Reproduce the material below line by line, beginning with its first line and ending with the line that contains "const redMark = [0.204, 120.9]"; leave out pictures.
------ Dataset section
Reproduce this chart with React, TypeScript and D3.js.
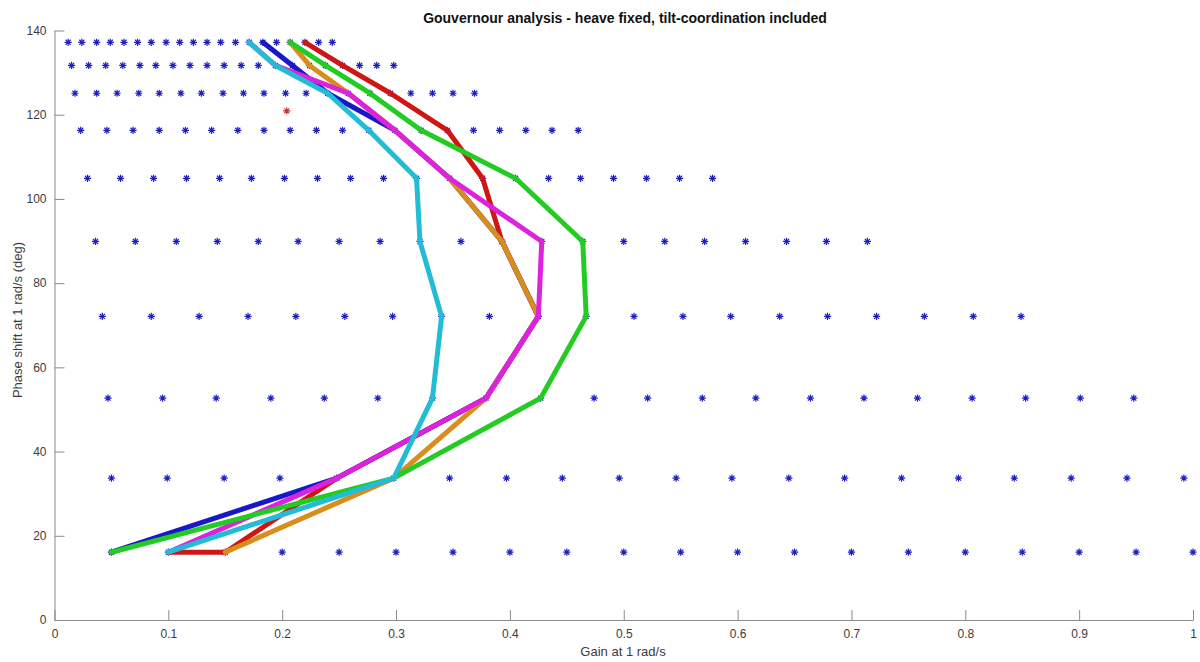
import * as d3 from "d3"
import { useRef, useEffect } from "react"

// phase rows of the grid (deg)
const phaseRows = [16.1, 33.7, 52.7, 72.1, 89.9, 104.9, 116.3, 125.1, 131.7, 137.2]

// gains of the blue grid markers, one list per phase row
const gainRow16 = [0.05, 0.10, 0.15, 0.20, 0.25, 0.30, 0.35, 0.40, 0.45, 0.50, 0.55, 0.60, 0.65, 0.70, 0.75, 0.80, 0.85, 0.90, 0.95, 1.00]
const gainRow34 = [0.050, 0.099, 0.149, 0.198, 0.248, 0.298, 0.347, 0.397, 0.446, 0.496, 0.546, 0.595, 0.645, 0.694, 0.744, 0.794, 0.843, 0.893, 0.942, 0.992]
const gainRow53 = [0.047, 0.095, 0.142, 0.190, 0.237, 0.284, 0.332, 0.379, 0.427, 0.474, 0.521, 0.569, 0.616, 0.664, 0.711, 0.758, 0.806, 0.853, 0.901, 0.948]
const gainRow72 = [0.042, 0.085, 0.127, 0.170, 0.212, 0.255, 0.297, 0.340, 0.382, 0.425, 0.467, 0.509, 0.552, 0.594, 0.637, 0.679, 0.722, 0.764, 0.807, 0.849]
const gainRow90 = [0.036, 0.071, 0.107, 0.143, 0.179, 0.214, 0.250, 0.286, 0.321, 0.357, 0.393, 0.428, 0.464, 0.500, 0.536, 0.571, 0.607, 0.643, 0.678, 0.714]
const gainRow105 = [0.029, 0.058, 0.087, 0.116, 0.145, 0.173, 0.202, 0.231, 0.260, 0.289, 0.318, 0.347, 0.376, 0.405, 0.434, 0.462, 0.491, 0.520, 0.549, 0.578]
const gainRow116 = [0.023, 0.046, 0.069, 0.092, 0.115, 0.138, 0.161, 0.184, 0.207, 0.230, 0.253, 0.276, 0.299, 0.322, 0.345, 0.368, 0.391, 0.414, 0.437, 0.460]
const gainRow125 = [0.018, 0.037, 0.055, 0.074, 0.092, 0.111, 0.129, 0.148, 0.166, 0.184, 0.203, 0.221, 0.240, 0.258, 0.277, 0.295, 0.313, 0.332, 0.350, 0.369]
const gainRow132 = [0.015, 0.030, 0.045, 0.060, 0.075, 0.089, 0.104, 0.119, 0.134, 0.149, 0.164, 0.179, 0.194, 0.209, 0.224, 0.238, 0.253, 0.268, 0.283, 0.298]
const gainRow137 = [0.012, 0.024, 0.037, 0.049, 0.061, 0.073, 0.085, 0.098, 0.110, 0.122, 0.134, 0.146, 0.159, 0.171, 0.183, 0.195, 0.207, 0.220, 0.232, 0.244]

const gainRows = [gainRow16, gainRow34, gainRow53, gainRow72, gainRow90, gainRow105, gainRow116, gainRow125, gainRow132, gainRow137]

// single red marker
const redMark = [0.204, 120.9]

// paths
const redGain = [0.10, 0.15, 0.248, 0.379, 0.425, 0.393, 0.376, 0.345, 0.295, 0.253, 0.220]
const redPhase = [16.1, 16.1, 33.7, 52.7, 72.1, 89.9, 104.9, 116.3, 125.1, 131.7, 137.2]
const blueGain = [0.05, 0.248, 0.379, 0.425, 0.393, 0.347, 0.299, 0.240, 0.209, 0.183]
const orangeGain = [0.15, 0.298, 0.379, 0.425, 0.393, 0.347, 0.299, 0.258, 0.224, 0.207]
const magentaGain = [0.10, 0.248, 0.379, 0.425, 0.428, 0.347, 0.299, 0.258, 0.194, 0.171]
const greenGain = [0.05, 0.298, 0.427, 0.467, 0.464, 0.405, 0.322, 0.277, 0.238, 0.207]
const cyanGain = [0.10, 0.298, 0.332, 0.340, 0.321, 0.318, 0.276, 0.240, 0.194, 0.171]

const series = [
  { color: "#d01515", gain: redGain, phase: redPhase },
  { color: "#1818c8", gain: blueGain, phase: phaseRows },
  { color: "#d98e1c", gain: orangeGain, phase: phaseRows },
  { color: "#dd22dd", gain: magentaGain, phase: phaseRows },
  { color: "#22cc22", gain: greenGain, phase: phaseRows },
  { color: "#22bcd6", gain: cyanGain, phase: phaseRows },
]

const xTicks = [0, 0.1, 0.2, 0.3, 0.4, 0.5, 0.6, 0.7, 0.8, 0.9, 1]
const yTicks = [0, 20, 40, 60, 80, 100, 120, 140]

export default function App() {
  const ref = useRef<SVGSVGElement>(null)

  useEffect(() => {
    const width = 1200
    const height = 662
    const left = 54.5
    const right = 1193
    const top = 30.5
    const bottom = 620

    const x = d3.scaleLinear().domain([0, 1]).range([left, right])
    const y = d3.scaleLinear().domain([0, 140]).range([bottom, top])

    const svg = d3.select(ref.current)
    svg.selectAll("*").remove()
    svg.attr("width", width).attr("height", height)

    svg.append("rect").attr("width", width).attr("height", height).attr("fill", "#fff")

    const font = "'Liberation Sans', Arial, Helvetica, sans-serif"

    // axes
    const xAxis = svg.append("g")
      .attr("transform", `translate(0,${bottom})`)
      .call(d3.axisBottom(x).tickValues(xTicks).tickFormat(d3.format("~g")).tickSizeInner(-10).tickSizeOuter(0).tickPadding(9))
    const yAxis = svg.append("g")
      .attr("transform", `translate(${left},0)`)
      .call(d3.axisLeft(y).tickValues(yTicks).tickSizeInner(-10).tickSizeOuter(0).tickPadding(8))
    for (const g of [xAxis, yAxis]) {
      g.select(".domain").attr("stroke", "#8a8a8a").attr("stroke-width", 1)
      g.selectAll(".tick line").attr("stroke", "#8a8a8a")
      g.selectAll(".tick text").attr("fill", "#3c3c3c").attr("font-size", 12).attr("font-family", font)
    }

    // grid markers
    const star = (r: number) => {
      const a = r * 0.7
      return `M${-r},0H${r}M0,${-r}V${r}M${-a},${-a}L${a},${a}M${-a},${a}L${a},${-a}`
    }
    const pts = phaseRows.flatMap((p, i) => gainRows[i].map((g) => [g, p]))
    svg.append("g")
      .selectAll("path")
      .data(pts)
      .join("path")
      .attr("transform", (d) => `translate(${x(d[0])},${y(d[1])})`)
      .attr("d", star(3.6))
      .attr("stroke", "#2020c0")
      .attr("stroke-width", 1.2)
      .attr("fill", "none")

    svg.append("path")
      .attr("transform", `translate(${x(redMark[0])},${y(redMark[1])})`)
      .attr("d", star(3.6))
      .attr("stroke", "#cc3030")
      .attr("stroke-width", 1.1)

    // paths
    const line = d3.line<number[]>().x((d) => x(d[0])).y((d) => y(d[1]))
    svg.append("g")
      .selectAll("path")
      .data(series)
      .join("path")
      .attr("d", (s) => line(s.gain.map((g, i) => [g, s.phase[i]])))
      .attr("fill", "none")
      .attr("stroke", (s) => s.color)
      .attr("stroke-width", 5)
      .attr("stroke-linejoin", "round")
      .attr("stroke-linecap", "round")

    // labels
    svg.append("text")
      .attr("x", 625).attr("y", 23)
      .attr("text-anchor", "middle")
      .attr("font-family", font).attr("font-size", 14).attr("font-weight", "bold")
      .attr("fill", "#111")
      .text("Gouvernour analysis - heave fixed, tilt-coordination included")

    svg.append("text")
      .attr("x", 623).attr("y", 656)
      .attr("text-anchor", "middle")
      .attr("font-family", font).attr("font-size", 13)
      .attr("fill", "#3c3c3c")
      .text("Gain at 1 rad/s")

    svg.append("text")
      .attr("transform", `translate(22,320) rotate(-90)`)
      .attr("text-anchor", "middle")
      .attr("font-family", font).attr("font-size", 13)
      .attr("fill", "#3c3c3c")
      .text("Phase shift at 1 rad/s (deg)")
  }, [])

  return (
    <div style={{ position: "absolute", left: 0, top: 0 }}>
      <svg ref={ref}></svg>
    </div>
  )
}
------------
Reply
Reproduce this chart with React, TypeScript and D3.js.
import * as d3 from "d3"
import { useRef, useEffect } from "react"

// phase rows of the grid (deg)
const phaseRows = [16.1, 33.7, 52.7, 72.1, 89.9, 104.9, 116.3, 125.1, 131.7, 137.2]

// gains of the blue grid markers, one list per phase row
const gainRow16 = [0.05, 0.10, 0.15, 0.20, 0.25, 0.30, 0.35, 0.40, 0.45, 0.50, 0.55, 0.60, 0.65, 0.70, 0.75, 0.80, 0.85, 0.90, 0.95, 1.00]
const gainRow34 = [0.050, 0.099, 0.149, 0.198, 0.248, 0.298, 0.347, 0.397, 0.446, 0.496, 0.546, 0.595, 0.645, 0.694, 0.744, 0.794, 0.843, 0.893, 0.942, 0.992]
const gainRow53 = [0.047, 0.095, 0.142, 0.190, 0.237, 0.284, 0.332, 0.379, 0.427, 0.474, 0.521, 0.569, 0.616, 0.664, 0.711, 0.758, 0.806, 0.853, 0.901, 0.948]
const gainRow72 = [0.042, 0.085, 0.127, 0.170, 0.212, 0.255, 0.297, 0.340, 0.382, 0.425, 0.467, 0.509, 0.552, 0.594, 0.637, 0.679, 0.722, 0.764, 0.807, 0.849]
const gainRow90 = [0.036, 0.071, 0.107, 0.143, 0.179, 0.214, 0.250, 0.286, 0.321, 0.357, 0.393, 0.428, 0.464, 0.500, 0.536, 0.571, 0.607, 0.643, 0.678, 0.714]
const gainRow105 = [0.029, 0.058, 0.087, 0.116, 0.145, 0.173, 0.202, 0.231, 0.260, 0.289, 0.318, 0.347, 0.376, 0.405, 0.434, 0.462, 0.491, 0.520, 0.549, 0.578]
const gainRow116 = [0.023, 0.046, 0.069, 0.092, 0.115, 0.138, 0.161, 0.184, 0.207, 0.230, 0.253, 0.276, 0.299, 0.322, 0.345, 0.368, 0.391, 0.414, 0.437, 0.460]
const gainRow125 = [0.018, 0.037, 0.055, 0.074, 0.092, 0.111, 0.129, 0.148, 0.166, 0.184, 0.203, 0.221, 0.240, 0.258, 0.277, 0.295, 0.313, 0.332, 0.350, 0.369]
const gainRow132 = [0.015, 0.030, 0.045, 0.060, 0.075, 0.089, 0.104, 0.119, 0.134, 0.149, 0.164, 0.179, 0.194, 0.209, 0.224, 0.238, 0.253, 0.268, 0.283, 0.298]
const gainRow137 = [0.012, 0.024, 0.037, 0.049, 0.061, 0.073, 0.085, 0.098, 0.110, 0.122, 0.134, 0.146, 0.159, 0.171, 0.183, 0.195, 0.207, 0.220, 0.232, 0.244]

const gainRows = [gainRow16, gainRow34, gainRow53, gainRow72, gainRow90, gainRow105, gainRow116, gainRow125, gainRow132, gainRow137]

// single red marker
const redMark = [0.204, 120.9]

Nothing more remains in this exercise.